Still, Rothenberg railed against the people behind ad-blockers, utimately terming their business models as possibly “illegal.” He saved his greatest ire for several ad-blocking companies in particular, including Israeli-based ad-blocker Shine, Germany-based AdBlock-Plus (whose free extension has been downloaded more than 500 million times, and blocks ads and domains and disables tracking), as well as Brave, a new Web browser start-up launched by former Mozilla CEO Brendan Eich.
Brave (currently in beta-testing) blocks online ads automatically, and replaces them with its own programmatic ads, with the company taking a 15% cut of all ad revenue appearing. In a Jan. 27 blog post, Eich defended Brave as an alternative to “the poorly performing ads and trackers that drive users to ad-blockers.

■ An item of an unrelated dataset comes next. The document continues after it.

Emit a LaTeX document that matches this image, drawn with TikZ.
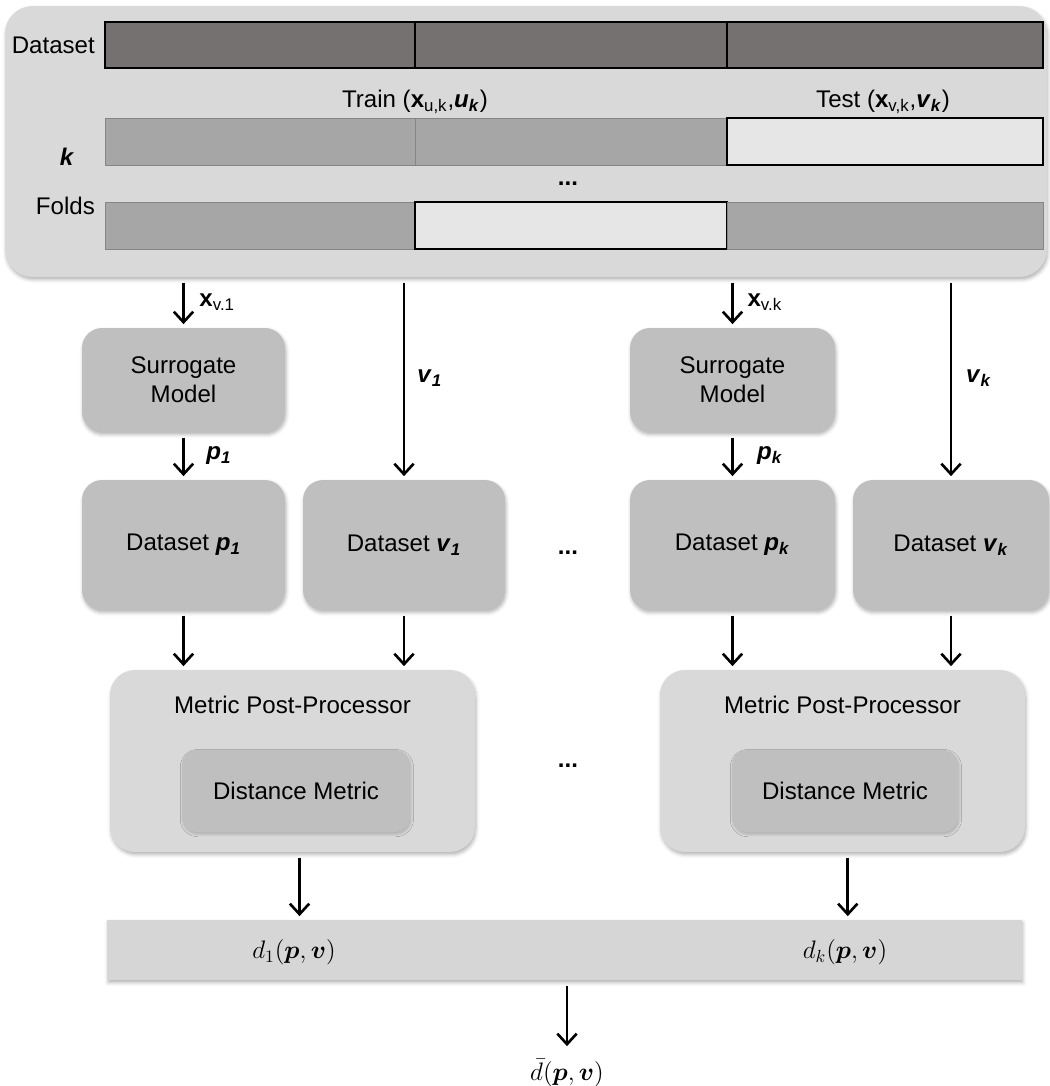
\documentclass[tikz,border=0pt]{standalone}
\usepackage{amsmath}
\usepackage{fontspec}
\setmainfont{Liberation Sans}
\usetikzlibrary{arrows.meta,shadows.blur}

\definecolor{paneltone}{HTML}{D9D9D9}
\definecolor{fulltone}{HTML}{767171}
\definecolor{traintone}{HTML}{A6A6A6}
\definecolor{testtone}{HTML}{E6E6E6}
\definecolor{blocktone}{HTML}{BFBFBF}
\definecolor{resulttone}{HTML}{D6D6D6}

\newcommand{\bx}{\textbf{x}}
\newcommand{\bi}[1]{\textbf{\textit{#1}}}

\tikzset{
    softshadow/.style={blur shadow={shadow xshift=0.6pt, shadow yshift=-1.5pt,
        shadow blur radius=2pt, shadow opacity=30}},
    panelbox/.style={rectangle, rounded corners=0.55cm, fill=paneltone, softshadow},
    fullcell/.style={rectangle, inner sep=0pt, minimum height=0.92cm,
        fill=fulltone, draw=black, line width=0.9pt},
    traincell/.style={rectangle, inner sep=0pt, minimum height=0.94cm,
        fill=traintone, draw=traintone!80!black, line width=0.4pt},
    testcell/.style={rectangle, inner sep=0pt, minimum height=0.94cm,
        fill=testtone, draw=black, line width=0.9pt},
    block/.style={rectangle, rounded corners=0.4cm, fill=blocktone, align=center,
        inner sep=0pt, softshadow},
    innerblock/.style={rectangle, rounded corners=0.3cm, fill=blocktone, align=center,
        inner sep=0pt, blur shadow={shadow xshift=0.5pt, shadow yshift=-1.2pt,
        shadow blur radius=1.5pt, shadow opacity=20}},
    mppbox/.style={rectangle, rounded corners=0.5cm, fill=paneltone, inner sep=0pt,
        minimum width=7.3cm, minimum height=3.64cm, softshadow},
    arr/.style={-{Straight Barb[length=6pt,width=11pt]}, line width=1.5pt,
        shorten <=3pt, shorten >=2pt},
}

\begin{document}
\begin{tikzpicture}[x=0.02cm, y=-0.02cm, font=\fontsize{13.7}{16.5}\selectfont]
    \useasboundingbox (0,0) rectangle (1049,1086);

    % k-fold split of the dataset
    \node[panelbox, minimum width=20.84cm, minimum height=5.42cm] (panel) at (526,141.5) {};
    \node[fullcell, minimum width=6.2cm] (data1) at (260,45) {};
    \node[fullcell, minimum width=6.24cm] (data2) at (571,45) {};
    \node[fullcell, minimum width=6.32cm] (data3) at (885,45) {};
    \node[anchor=east] (datalabel) at (101,45) {Dataset};
    \node (trainlabel) at (415,102) {Train (\bx\textsubscript{u,k},\bi{u}\textsubscript{\bi{k}})};
    \node (testlabel) at (883,102) {Test (\bx\textsubscript{v,k},\bi{v}\textsubscript{\bi{k}})};
    \node[traincell, minimum width=6.2cm] (k1) at (260,141.5) {};
    \node[traincell, minimum width=6.24cm] (k2) at (571,141.5) {};
    \node[testcell, minimum width=6.32cm] (k3) at (885,141.5) {};
    \node (klabel) at (67,157) {\bi{k}};
    \node (rowdots) at (568,184) {\textbf{...}};
    \node[traincell, minimum width=6.2cm] (f1) at (260,225.5) {};
    \node[testcell, minimum width=6.24cm] (f2) at (571,225.5) {};
    \node[traincell, minimum width=6.32cm] (f3) at (885,225.5) {};
    \node[anchor=east] (foldslabel) at (101,206) {Folds};

    % surrogate models and datasets
    \node[block, minimum width=4.06cm, minimum height=2.08cm] (sm1) at (183.5,380) {Surrogate\\Model};
    \node[block, minimum width=4.1cm, minimum height=2.08cm] (smk) at (732.5,380) {Surrogate\\Model};
    \node[block, minimum width=4.06cm, minimum height=2.6cm] (dsp1) at (183.5,545) {Dataset \bi{p}\textsubscript{\bi{1}}};
    \node[block, minimum width=4.04cm, minimum height=2.6cm] (dsv1) at (404,545) {Dataset \bi{v}\textsubscript{\bi{1}}};
    \node[block, minimum width=4.1cm, minimum height=2.6cm] (dspk) at (732.5,545) {Dataset \bi{p}\textsubscript{\bi{k}}};
    \node[block, minimum width=3.92cm, minimum height=2.6cm] (dsvk) at (951,545) {Dataset \bi{v}\textsubscript{\bi{k}}};
    \node (dsdots) at (568,553) {\textbf{...}};

    % metric post-processors
    \node[mppbox] (mpp1) at (292.5,761) {};
    \node (mpp1title) at (292.5,705) {Metric Post-Processor};
    \node[innerblock, minimum width=4.56cm, minimum height=1.64cm] (dm1) at (296,791) {Distance Metric};
    \node[mppbox] (mppk) at (842.5,761) {};
    \node (mppktitle) at (842.5,705) {Metric Post-Processor};
    \node[innerblock, minimum width=4.52cm, minimum height=1.64cm] (dmk) at (845,791) {Distance Metric};
    \node (mppdots) at (568,766) {\textbf{...}};

    % distances and their mean
    \node[rectangle, fill=resulttone, minimum width=18.3cm, minimum height=1.2cm, softshadow] (result) at (564.5,950) {};
    \node (d1val) at (294,952) {$d_1(\boldsymbol{p},\boldsymbol{v})$};
    \node (dkval) at (845,952) {$d_k(\boldsymbol{p},\boldsymbol{v})$};
    \node (dbar) at (567,1073) {$\bar{d}(\boldsymbol{p},\boldsymbol{v})$};

    % connectors
    \draw[arr] (sm1.north |- panel.south) -- (sm1.north) node[midway, right=5pt] {\bx\textsubscript{v.1}};
    \draw[arr] (dsv1.north |- panel.south) -- (dsv1.north) node[midway, right=3.5pt] {\bi{v}\textsubscript{\bi{1}}};
    \draw[arr] (smk.north |- panel.south) -- (smk.north) node[midway, right=4.5pt] {\bx\textsubscript{v.k}};
    \draw[arr] (dsvk.north |- panel.south) -- (dsvk.north) node[midway, right=4.5pt] {\bi{v}\textsubscript{\bi{k}}};
    \draw[arr] (sm1.south) -- (dsp1.north) node[midway, right=9pt] {\bi{p}\textsubscript{\bi{1}}};
    \draw[arr] (smk.south) -- (dspk.north) node[midway, right=10pt] {\bi{p}\textsubscript{\bi{k}}};
    \draw[arr] (dsp1.south) -- (dsp1.south |- mpp1.north);
    \draw[arr] (dsv1.south) -- (dsv1.south |- mpp1.north);
    \draw[arr] (dspk.south) -- (dspk.south |- mppk.north);
    \draw[arr] (dsvk.south) -- (dsvk.south |- mppk.north);
    \draw[arr] ([xshift=4pt]mpp1.south) -- ([xshift=4pt]mpp1.south |- result.north);
    \draw[arr] ([xshift=3pt]mppk.south) -- ([xshift=3pt]mppk.south |- result.north);
    \draw[arr, shorten >=4pt] (result.south -| dbar.north) -- (dbar.north);
\end{tikzpicture}
\end{document}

“We believe this system, which puts users in charge of their Web experiences and helps create a direct relationship with their favored publishers, will finally reset the ad-tech ecosystem in favor of consumers and content providers,” he wrote. “This is a win-win for everyone who has a stake in the open Web and who is weary of giving up privacy and revenue to the ad-tech intermediaries and their high ‘ad tax.’”
While calling Eich “self-righteous,” Rothenberg did admit that the digital ad industry has done its part in creating the ad-blocking phenomenon, by opening up security concerns, impeding the easy delivery of content and crowding screens. And to fix it, he called on the industry to create new operating standards that “regulate how we will operate our sites, our advertising, and our delivery,” as well as technical standards.
“Ad-block profiteers have done this industry a favor,” he said. “They have forced us to look inward—at our own relentless self-involvement—and outward, to the men, women and children who are our actual customers.”